### What you will do:
Give back the full listing, character for character, with no pictures.
■ ■ ■
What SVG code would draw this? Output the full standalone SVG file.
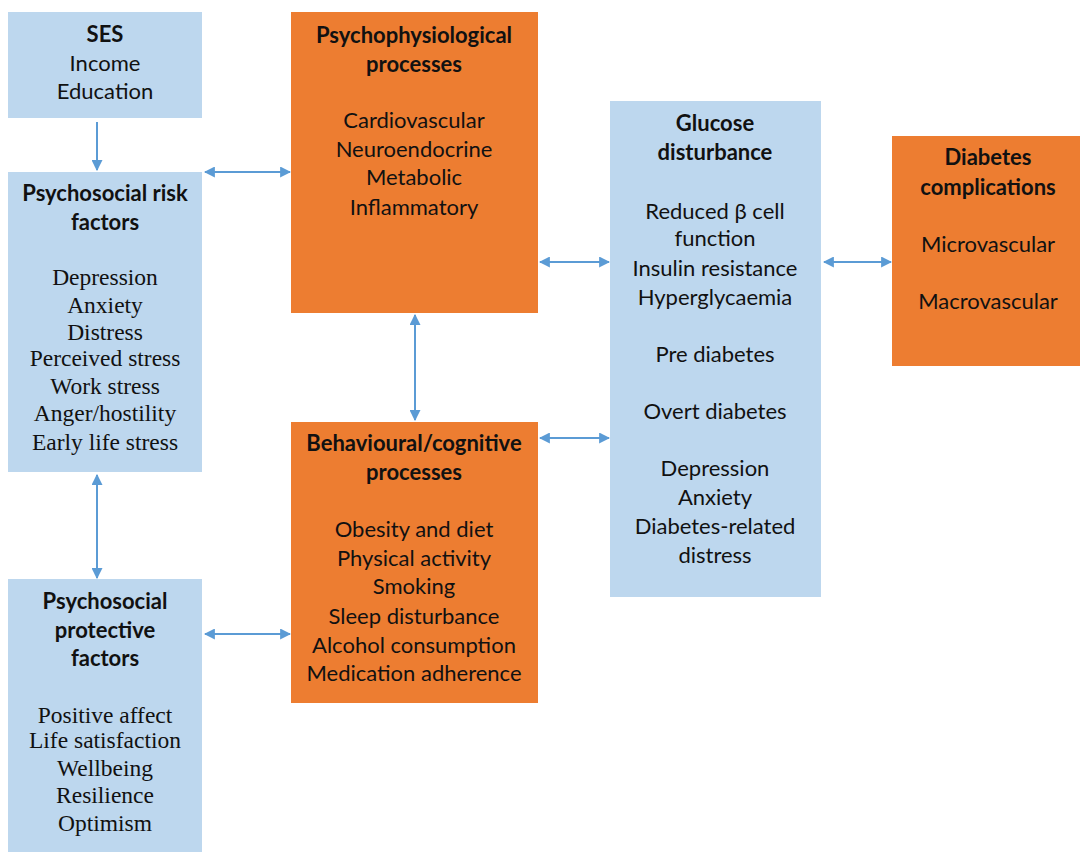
<svg xmlns="http://www.w3.org/2000/svg" width="1080" height="852" viewBox="0 0 1080 852">
<defs>
<marker id="ah" viewBox="0 0 10 10" refX="9" refY="5" markerWidth="11" markerHeight="11" markerUnits="userSpaceOnUse" orient="auto-start-reverse">
<path d="M0,0 L10,5 L0,10 z" fill="#5B9BD5"/>
</marker>
<style>
.blue{fill:#BDD7EE}
.orange{fill:#ED7D31}
text{font-family:Lato,"Liberation Sans",sans-serif;font-size:22px;fill:#111;text-anchor:middle}
.b{font-weight:bold}
.serif{font-family:"Liberation Serif",serif;font-size:23.5px}
.c line{stroke:#5B9BD5;stroke-width:2;fill:none}
</style>
</defs>
<rect width="1080" height="852" fill="#fff"/>
<g id="ses">
<rect class="blue" x="8" y="12" width="194" height="106"/>
<text class="b" x="105" y="42">SES</text>
<text x="105" y="71">Income</text>
<text x="105" y="99">Education</text>
</g>
<g id="risk">
<rect class="blue" x="8" y="172" width="194" height="300"/>
<text class="b" x="105" y="201">Psychosocial risk</text>
<text class="b" x="105" y="230">factors</text>
<text class="serif" x="105" y="285">Depression</text>
<text class="serif" x="105" y="313">Anxiety</text>
<text class="serif" x="105" y="340">Distress</text>
<text class="serif" x="105" y="366">Perceived stress</text>
<text class="serif" x="105" y="394">Work stress</text>
<text class="serif" x="105" y="421">Anger/hostility</text>
<text class="serif" x="105" y="450">Early life stress</text>
</g>
<g id="protective">
<rect class="blue" x="8" y="579" width="194" height="273"/>
<text class="b" x="105" y="609">Psychosocial</text>
<text class="b" x="105" y="638">protective</text>
<text class="b" x="105" y="666">factors</text>
<text class="serif" x="105" y="723">Positive affect</text>
<text class="serif" x="105" y="748">Life satisfaction</text>
<text class="serif" x="105" y="776">Wellbeing</text>
<text class="serif" x="105" y="803">Resilience</text>
<text class="serif" x="105" y="831">Optimism</text>
</g>
<g id="psychophys">
<rect class="orange" x="291" y="12" width="247" height="301"/>
<text class="b" x="414" y="43">Psychophysiological</text>
<text class="b" x="414" y="72">processes</text>
<text x="414" y="128">Cardiovascular</text>
<text x="414" y="157">Neuroendocrine</text>
<text x="414" y="185">Metabolic</text>
<text x="414" y="215">Inflammatory</text>
</g>
<g id="behavioural">
<rect class="orange" x="291" y="422" width="247" height="281"/>
<text class="b" x="414" y="451">Behavioural/cognitive</text>
<text class="b" x="414" y="480">processes</text>
<text x="414" y="537">Obesity and diet</text>
<text x="414" y="566">Physical activity</text>
<text x="414" y="594">Smoking</text>
<text x="414" y="624">Sleep disturbance</text>
<text x="414" y="653">Alcohol consumption</text>
<text x="414" y="681">Medication adherence</text>
</g>
<g id="glucose">
<rect class="blue" x="610" y="101" width="211" height="496"/>
<text class="b" x="715" y="131">Glucose</text>
<text class="b" x="715" y="160">disturbance</text>
<text x="715" y="219">Reduced β cell</text>
<text x="715" y="246">function</text>
<text x="715" y="276">Insulin resistance</text>
<text x="715" y="305">Hyperglycaemia</text>
<text x="715" y="362">Pre diabetes</text>
<text x="715" y="419">Overt diabetes</text>
<text x="715" y="476">Depression</text>
<text x="715" y="505">Anxiety</text>
<text x="715" y="534">Diabetes-related</text>
<text x="715" y="563">distress</text>
</g>
<g id="complications">
<rect class="orange" x="892" y="136" width="188" height="230"/>
<text class="b" x="988" y="165">Diabetes</text>
<text class="b" x="988" y="195">complications</text>
<text x="988" y="252">Microvascular</text>
<text x="988" y="309">Macrovascular</text>
</g>
<g id="connectors" class="c">
<line x1="97" y1="122" x2="97" y2="170" marker-end="url(#ah)"/>
<line x1="205" y1="172" x2="290" y2="172" marker-start="url(#ah)" marker-end="url(#ah)"/>
<line x1="540" y1="262" x2="609" y2="262" marker-start="url(#ah)" marker-end="url(#ah)"/>
<line x1="415" y1="315" x2="415" y2="420" marker-start="url(#ah)" marker-end="url(#ah)"/>
<line x1="540" y1="438" x2="609" y2="438" marker-start="url(#ah)" marker-end="url(#ah)"/>
<line x1="97" y1="475" x2="97" y2="578" marker-start="url(#ah)" marker-end="url(#ah)"/>
<line x1="205" y1="634" x2="290" y2="634" marker-start="url(#ah)" marker-end="url(#ah)"/>
<line x1="824" y1="262" x2="891" y2="262" marker-start="url(#ah)" marker-end="url(#ah)"/>
</g>
</svg>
■ ■ ■
### Output:
What SVG code would draw this? Output the full standalone SVG file.
<svg xmlns="http://www.w3.org/2000/svg" width="1080" height="852" viewBox="0 0 1080 852">
<defs>
<marker id="ah" viewBox="0 0 10 10" refX="9" refY="5" markerWidth="11" markerHeight="11" markerUnits="userSpaceOnUse" orient="auto-start-reverse">
<path d="M0,0 L10,5 L0,10 z" fill="#5B9BD5"/>
</marker>
<style>
.blue{fill:#BDD7EE}
.orange{fill:#ED7D31}
text{font-family:Lato,"Liberation Sans",sans-serif;font-size:22px;fill:#111;text-anchor:middle}
.b{font-weight:bold}
.serif{font-family:"Liberation Serif",serif;font-size:23.5px}
.c line{stroke:#5B9BD5;stroke-width:2;fill:none}
</style>
</defs>
<rect width="1080" height="852" fill="#fff"/>
<g id="ses">
<rect class="blue" x="8" y="12" width="194" height="106"/>
<text class="b" x="105" y="42">SES</text>
<text x="105" y="71">Income</text>
<text x="105" y="99">Education</text>
</g>
<g id="risk">
<rect class="blue" x="8" y="172" width="194" height="300"/>
<text class="b" x="105" y="201">Psychosocial risk</text>
<text class="b" x="105" y="230">factors</text>
<text class="serif" x="105" y="285">Depression</text>
<text class="serif" x="105" y="313">Anxiety</text>
<text class="serif" x="105" y="340">Distress</text>
<text class="serif" x="105" y="366">Perceived stress</text>
<text class="serif" x="105" y="394">Work stress</text>
<text class="serif" x="105" y="421">Anger/hostility</text>
<text class="serif" x="105" y="450">Early life stress</text>
</g>
<g id="protective">
<rect class="blue" x="8" y="579" width="194" height="273"/>
<text class="b" x="105" y="609">Psychosocial</text>
<text class="b" x="105" y="638">protective</text>
<text class="b" x="105" y="666">factors</text>
<text class="serif" x="105" y="723">Positive affect</text>
<text class="serif" x="105" y="748">Life satisfaction</text>
<text class="serif" x="105" y="776">Wellbeing</text>
<text class="serif" x="105" y="803">Resilience</text>
<text class="serif" x="105" y="831">Optimism</text>
</g>
<g id="psychophys">
<rect class="orange" x="291" y="12" width="247" height="301"/>
<text class="b" x="414" y="43">Psychophysiological</text>
<text class="b" x="414" y="72">processes</text>
<text x="414" y="128">Cardiovascular</text>
<text x="414" y="157">Neuroendocrine</text>
<text x="414" y="185">Metabolic</text>
<text x="414" y="215">Inflammatory</text>
</g>
<g id="behavioural">
<rect class="orange" x="291" y="422" width="247" height="281"/>
<text class="b" x="414" y="451">Behavioural/cognitive</text>
<text class="b" x="414" y="480">processes</text>
<text x="414" y="537">Obesity and diet</text>
<text x="414" y="566">Physical activity</text>
<text x="414" y="594">Smoking</text>
<text x="414" y="624">Sleep disturbance</text>
<text x="414" y="653">Alcohol consumption</text>
<text x="414" y="681">Medication adherence</text>
</g>
<g id="glucose">
<rect class="blue" x="610" y="101" width="211" height="496"/>
<text class="b" x="715" y="131">Glucose</text>
<text class="b" x="715" y="160">disturbance</text>
<text x="715" y="219">Reduced β cell</text>
<text x="715" y="246">function</text>
<text x="715" y="276">Insulin resistance</text>
<text x="715" y="305">Hyperglycaemia</text>
<text x="715" y="362">Pre diabetes</text>
<text x="715" y="419">Overt diabetes</text>
<text x="715" y="476">Depression</text>
<text x="715" y="505">Anxiety</text>
<text x="715" y="534">Diabetes-related</text>
<text x="715" y="563">distress</text>
</g>
<g id="complications">
<rect class="orange" x="892" y="136" width="188" height="230"/>
<text class="b" x="988" y="165">Diabetes</text>
<text class="b" x="988" y="195">complications</text>
<text x="988" y="252">Microvascular</text>
<text x="988" y="309">Macrovascular</text>
</g>
<g id="connectors" class="c">
<line x1="97" y1="122" x2="97" y2="170" marker-end="url(#ah)"/>
<line x1="205" y1="172" x2="290" y2="172" marker-start="url(#ah)" marker-end="url(#ah)"/>
<line x1="540" y1="262" x2="609" y2="262" marker-start="url(#ah)" marker-end="url(#ah)"/>
<line x1="415" y1="315" x2="415" y2="420" marker-start="url(#ah)" marker-end="url(#ah)"/>
<line x1="540" y1="438" x2="609" y2="438" marker-start="url(#ah)" marker-end="url(#ah)"/>
<line x1="97" y1="475" x2="97" y2="578" marker-start="url(#ah)" marker-end="url(#ah)"/>
<line x1="205" y1="634" x2="290" y2="634" marker-start="url(#ah)" marker-end="url(#ah)"/>
<line x1="824" y1="262" x2="891" y2="262" marker-start="url(#ah)" marker-end="url(#ah)"/>
</g>
</svg>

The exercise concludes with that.